**Data lines:**
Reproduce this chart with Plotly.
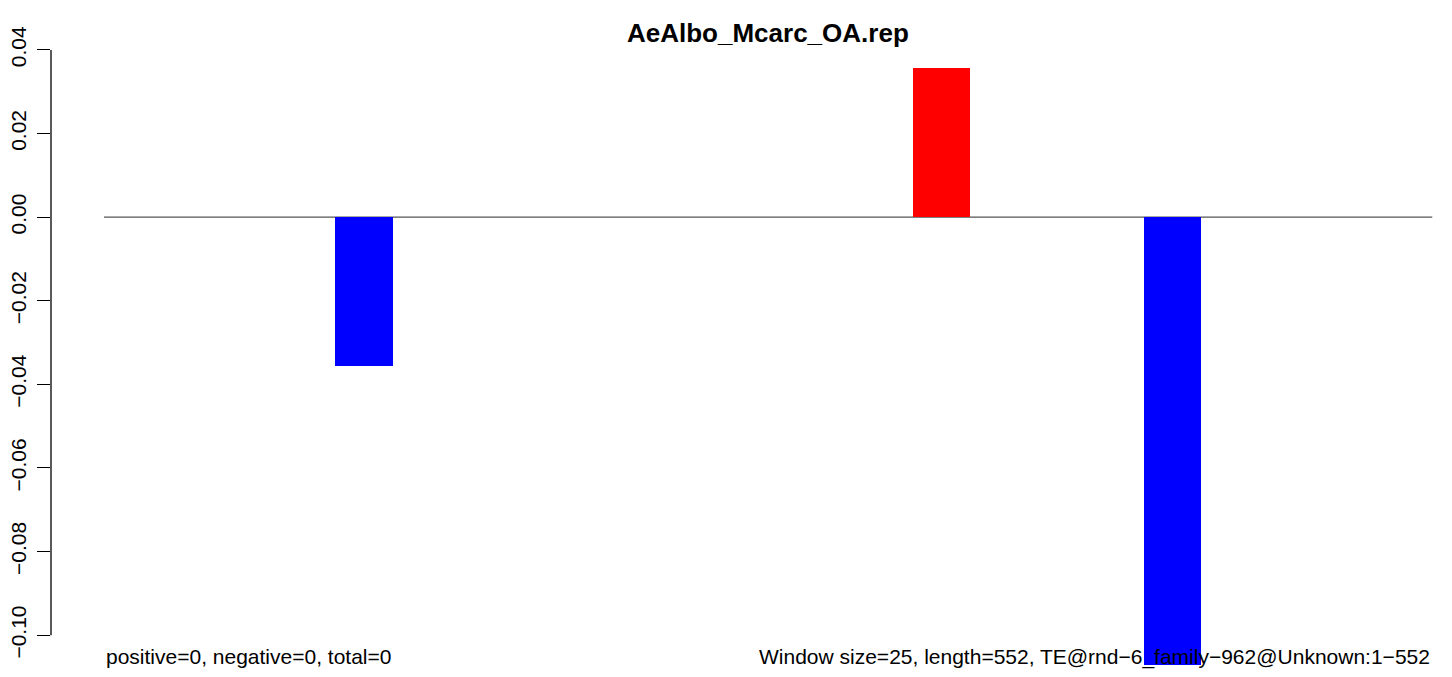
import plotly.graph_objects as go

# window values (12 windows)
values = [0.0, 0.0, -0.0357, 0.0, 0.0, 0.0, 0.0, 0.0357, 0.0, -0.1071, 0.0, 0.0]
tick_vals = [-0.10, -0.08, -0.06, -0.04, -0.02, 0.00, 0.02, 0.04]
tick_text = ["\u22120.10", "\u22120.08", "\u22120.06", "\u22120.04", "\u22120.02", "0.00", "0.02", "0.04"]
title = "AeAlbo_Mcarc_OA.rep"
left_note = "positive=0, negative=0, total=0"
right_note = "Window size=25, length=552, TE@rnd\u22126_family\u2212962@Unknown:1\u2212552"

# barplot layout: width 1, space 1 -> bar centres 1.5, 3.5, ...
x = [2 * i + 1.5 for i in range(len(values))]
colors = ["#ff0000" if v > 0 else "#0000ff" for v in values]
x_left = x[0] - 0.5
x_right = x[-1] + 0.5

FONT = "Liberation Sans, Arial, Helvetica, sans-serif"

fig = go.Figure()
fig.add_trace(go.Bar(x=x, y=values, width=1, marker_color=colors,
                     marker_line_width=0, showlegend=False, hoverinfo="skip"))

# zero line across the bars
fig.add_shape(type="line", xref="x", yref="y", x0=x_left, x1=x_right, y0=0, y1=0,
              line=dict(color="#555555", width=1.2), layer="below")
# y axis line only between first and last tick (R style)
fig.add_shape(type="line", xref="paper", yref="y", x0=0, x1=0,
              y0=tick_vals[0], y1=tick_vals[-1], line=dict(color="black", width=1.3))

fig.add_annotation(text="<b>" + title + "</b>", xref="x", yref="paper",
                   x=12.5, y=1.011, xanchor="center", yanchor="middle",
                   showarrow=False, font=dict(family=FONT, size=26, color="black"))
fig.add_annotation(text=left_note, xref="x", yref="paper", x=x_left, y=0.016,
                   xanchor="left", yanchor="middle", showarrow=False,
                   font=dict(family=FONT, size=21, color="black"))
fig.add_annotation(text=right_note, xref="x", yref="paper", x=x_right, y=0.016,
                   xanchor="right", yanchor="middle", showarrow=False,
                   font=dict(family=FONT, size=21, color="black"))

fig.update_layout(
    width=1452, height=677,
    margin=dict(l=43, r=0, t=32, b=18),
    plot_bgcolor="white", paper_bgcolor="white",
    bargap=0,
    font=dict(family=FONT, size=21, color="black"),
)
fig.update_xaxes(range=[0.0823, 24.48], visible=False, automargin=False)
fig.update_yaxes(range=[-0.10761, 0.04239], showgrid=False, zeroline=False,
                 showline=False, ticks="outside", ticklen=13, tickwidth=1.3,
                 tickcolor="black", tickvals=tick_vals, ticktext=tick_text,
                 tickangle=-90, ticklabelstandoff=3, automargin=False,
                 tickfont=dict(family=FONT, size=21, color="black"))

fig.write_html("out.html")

**What is asked:** The data above needs to be retyped exactly, with the images left out.

**Written solution:**
Reproduce this chart with Plotly.
import plotly.graph_objects as go

# window values (12 windows)
values = [0.0, 0.0, -0.0357, 0.0, 0.0, 0.0, 0.0, 0.0357, 0.0, -0.1071, 0.0, 0.0]
tick_vals = [-0.10, -0.08, -0.06, -0.04, -0.02, 0.00, 0.02, 0.04]
tick_text = ["\u22120.10", "\u22120.08", "\u22120.06", "\u22120.04", "\u22120.02", "0.00", "0.02", "0.04"]
title = "AeAlbo_Mcarc_OA.rep"
left_note = "positive=0, negative=0, total=0"
right_note = "Window size=25, length=552, TE@rnd\u22126_family\u2212962@Unknown:1\u2212552"

# barplot layout: width 1, space 1 -> bar centres 1.5, 3.5, ...
x = [2 * i + 1.5 for i in range(len(values))]
colors = ["#ff0000" if v > 0 else "#0000ff" for v in values]
x_left = x[0] - 0.5
x_right = x[-1] + 0.5

FONT = "Liberation Sans, Arial, Helvetica, sans-serif"

fig = go.Figure()
fig.add_trace(go.Bar(x=x, y=values, width=1, marker_color=colors,
                     marker_line_width=0, showlegend=False, hoverinfo="skip"))

# zero line across the bars
fig.add_shape(type="line", xref="x", yref="y", x0=x_left, x1=x_right, y0=0, y1=0,
              line=dict(color="#555555", width=1.2), layer="below")
# y axis line only between first and last tick (R style)
fig.add_shape(type="line", xref="paper", yref="y", x0=0, x1=0,
              y0=tick_vals[0], y1=tick_vals[-1], line=dict(color="black", width=1.3))

fig.add_annotation(text="<b>" + title + "</b>", xref="x", yref="paper",
                   x=12.5, y=1.011, xanchor="center", yanchor="middle",
                   showarrow=False, font=dict(family=FONT, size=26, color="black"))
fig.add_annotation(text=left_note, xref="x", yref="paper", x=x_left, y=0.016,
                   xanchor="left", yanchor="middle", showarrow=False,
                   font=dict(family=FONT, size=21, color="black"))
fig.add_annotation(text=right_note, xref="x", yref="paper", x=x_right, y=0.016,
                   xanchor="right", yanchor="middle", showarrow=False,
                   font=dict(family=FONT, size=21, color="black"))

fig.update_layout(
    width=1452, height=677,
    margin=dict(l=43, r=0, t=32, b=18),
    plot_bgcolor="white", paper_bgcolor="white",
    bargap=0,
    font=dict(family=FONT, size=21, color="black"),
)
fig.update_xaxes(range=[0.0823, 24.48], visible=False, automargin=False)
fig.update_yaxes(range=[-0.10761, 0.04239], showgrid=False, zeroline=False,
                 showline=False, ticks="outside", ticklen=13, tickwidth=1.3,
                 tickcolor="black", tickvals=tick_vals, ticktext=tick_text,
                 tickangle=-90, ticklabelstandoff=3, automargin=False,
                 tickfont=dict(family=FONT, size=21, color="black"))

fig.write_html("out.html")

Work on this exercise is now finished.